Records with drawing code
^^^^^^^^^^^^^^^^

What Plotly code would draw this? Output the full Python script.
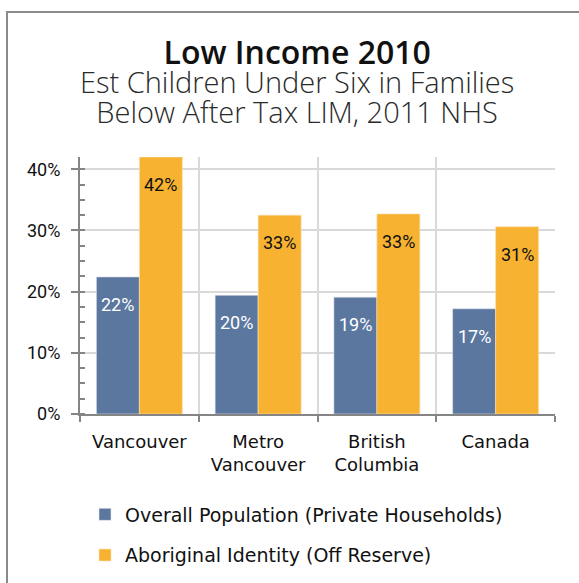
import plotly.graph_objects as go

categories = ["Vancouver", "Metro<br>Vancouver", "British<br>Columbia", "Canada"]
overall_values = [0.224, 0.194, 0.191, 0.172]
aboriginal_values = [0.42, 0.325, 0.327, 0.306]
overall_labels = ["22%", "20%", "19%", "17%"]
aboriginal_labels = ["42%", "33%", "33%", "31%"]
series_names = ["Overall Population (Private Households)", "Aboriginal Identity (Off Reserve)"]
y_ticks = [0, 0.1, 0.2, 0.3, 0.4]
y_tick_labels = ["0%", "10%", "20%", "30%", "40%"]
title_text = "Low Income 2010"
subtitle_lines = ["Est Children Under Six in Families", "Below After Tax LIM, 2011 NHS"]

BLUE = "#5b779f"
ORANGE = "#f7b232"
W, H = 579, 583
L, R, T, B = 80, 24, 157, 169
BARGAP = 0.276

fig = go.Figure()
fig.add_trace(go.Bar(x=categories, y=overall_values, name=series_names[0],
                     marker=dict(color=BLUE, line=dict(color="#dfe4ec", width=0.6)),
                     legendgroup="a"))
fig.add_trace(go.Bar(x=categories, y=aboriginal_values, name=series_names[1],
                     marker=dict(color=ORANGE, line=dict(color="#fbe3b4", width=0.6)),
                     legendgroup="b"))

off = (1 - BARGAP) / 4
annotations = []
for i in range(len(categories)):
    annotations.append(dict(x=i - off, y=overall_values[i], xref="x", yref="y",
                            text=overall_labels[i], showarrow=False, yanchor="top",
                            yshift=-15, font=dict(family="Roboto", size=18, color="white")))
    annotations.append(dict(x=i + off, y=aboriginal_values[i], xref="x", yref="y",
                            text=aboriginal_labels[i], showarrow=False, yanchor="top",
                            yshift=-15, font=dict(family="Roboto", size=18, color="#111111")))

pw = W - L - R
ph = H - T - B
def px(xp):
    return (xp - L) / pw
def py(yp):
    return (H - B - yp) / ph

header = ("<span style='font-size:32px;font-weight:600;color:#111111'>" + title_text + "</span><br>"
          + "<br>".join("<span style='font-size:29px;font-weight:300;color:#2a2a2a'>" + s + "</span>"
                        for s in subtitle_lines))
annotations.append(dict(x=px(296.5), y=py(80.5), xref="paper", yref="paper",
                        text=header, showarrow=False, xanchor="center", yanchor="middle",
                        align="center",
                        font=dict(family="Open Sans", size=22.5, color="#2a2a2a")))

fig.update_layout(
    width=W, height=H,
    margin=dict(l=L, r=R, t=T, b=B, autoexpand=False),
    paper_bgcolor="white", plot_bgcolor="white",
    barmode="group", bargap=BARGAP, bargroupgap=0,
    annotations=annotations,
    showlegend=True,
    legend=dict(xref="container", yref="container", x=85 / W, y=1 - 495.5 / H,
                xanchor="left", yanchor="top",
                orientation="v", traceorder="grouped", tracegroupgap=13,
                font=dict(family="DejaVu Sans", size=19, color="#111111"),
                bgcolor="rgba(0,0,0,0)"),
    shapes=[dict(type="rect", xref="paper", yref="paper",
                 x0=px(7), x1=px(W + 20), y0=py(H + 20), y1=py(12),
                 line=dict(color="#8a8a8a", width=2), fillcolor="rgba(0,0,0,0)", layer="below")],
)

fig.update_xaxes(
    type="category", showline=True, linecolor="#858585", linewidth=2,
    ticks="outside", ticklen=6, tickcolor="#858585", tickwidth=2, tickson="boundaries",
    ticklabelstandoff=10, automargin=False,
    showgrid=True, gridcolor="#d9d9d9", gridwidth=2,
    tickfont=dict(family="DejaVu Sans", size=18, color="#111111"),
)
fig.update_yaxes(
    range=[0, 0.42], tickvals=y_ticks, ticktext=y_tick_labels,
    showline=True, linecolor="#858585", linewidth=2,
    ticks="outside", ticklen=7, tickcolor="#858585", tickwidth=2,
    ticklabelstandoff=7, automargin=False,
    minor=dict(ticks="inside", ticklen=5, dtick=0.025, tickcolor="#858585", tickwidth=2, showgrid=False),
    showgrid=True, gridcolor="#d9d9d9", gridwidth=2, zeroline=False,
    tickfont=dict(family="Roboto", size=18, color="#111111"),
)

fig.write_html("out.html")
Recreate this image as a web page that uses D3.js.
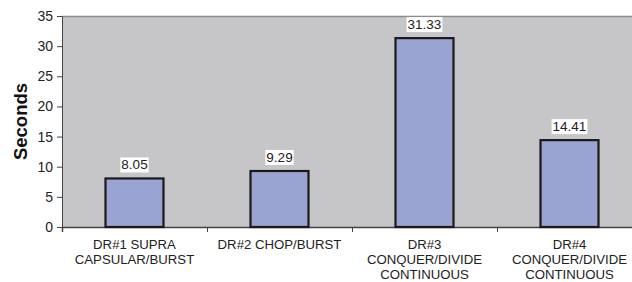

^^^^^^^^^^^^^^^^

## [WHAT THE EXERCISE ASKS]
Going through the entries above, report how many lines include the string "this". The number alone is the answer.

## [OUTPUT OF THE TASK]
2